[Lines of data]
⁂

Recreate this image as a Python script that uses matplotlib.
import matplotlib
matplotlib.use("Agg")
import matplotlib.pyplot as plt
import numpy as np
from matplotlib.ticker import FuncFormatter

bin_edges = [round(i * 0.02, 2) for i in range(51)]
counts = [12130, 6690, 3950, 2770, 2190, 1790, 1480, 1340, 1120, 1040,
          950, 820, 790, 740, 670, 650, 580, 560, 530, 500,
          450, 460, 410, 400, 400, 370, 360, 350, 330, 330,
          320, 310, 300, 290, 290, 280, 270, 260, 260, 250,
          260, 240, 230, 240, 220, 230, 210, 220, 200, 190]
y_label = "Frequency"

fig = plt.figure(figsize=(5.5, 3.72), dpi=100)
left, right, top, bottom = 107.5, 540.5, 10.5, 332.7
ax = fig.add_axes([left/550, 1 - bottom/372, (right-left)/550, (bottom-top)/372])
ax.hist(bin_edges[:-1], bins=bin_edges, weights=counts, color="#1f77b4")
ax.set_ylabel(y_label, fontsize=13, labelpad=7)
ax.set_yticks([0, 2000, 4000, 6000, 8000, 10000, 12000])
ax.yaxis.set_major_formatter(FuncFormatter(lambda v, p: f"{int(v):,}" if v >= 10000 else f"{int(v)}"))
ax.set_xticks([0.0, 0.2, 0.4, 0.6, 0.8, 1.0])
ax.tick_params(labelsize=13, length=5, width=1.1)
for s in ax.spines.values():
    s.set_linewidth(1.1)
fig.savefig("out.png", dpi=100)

⁂

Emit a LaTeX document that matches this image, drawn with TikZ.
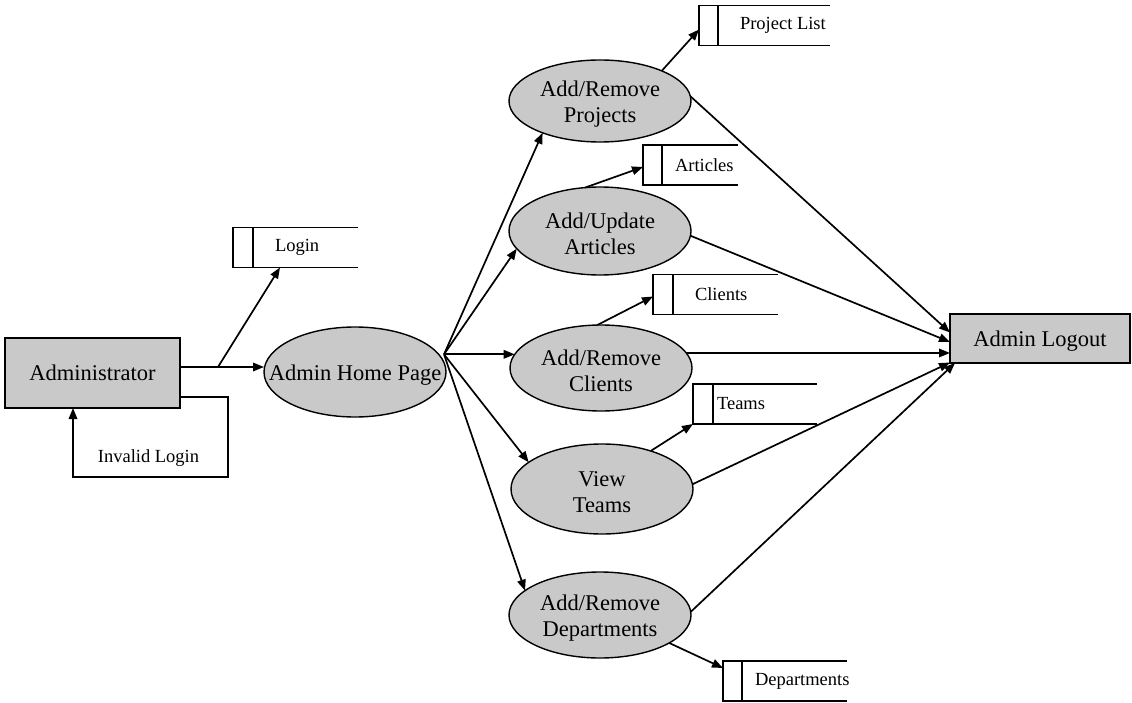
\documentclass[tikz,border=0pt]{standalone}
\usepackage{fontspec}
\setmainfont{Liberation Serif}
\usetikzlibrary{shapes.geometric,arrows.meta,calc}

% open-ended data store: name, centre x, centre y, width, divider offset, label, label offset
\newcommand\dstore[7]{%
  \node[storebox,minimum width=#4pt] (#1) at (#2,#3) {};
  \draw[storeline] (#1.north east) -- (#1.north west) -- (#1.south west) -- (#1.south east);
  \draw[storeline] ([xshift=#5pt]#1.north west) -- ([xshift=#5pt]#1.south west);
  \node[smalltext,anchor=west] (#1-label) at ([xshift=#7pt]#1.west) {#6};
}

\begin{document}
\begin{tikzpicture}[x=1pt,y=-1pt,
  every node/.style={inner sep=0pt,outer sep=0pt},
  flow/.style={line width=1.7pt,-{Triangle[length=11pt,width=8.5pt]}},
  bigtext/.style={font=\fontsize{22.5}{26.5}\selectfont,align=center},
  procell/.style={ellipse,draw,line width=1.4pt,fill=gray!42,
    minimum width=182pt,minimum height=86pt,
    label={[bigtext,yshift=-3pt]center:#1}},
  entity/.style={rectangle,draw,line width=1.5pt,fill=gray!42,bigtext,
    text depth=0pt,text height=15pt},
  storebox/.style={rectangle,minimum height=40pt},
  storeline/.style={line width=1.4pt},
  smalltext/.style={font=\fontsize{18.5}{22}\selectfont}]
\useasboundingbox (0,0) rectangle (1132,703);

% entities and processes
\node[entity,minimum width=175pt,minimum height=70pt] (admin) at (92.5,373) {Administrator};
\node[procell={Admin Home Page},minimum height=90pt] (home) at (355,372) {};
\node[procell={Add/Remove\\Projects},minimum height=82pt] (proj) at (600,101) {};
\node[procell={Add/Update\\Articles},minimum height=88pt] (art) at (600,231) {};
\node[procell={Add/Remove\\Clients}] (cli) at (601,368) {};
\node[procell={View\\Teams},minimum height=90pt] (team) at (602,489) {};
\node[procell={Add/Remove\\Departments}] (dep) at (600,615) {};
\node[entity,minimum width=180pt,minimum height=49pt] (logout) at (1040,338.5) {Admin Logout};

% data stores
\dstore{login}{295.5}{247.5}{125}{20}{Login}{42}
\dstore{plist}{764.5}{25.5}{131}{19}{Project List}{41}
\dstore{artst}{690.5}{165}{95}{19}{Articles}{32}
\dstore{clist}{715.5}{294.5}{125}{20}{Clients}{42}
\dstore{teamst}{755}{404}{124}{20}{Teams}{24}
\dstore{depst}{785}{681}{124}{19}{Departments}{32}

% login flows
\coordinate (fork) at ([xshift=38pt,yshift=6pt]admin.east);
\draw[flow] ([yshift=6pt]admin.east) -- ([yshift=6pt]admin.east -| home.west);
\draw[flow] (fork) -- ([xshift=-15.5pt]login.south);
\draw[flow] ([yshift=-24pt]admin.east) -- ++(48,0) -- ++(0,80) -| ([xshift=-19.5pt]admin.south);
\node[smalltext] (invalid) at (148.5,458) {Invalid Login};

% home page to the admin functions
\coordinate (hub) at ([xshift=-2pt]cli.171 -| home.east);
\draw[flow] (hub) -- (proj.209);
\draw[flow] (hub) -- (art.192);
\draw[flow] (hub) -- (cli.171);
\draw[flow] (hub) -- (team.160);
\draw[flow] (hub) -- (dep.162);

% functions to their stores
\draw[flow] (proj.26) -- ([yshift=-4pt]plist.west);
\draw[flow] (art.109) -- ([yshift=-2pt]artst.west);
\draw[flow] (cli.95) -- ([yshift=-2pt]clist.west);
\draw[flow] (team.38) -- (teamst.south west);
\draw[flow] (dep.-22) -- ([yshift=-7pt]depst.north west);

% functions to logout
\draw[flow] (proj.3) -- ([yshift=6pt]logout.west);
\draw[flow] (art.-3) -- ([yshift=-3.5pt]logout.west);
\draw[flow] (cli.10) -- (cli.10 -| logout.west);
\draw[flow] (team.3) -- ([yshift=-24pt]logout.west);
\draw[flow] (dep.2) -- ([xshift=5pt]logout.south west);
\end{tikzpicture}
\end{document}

⁂

> _Your goal_: Pull every line containing "that" out of the records.

> _Final result_:
Recreate this image as a Python script that uses matplotlib.
Emit a LaTeX document that matches this image, drawn with TikZ.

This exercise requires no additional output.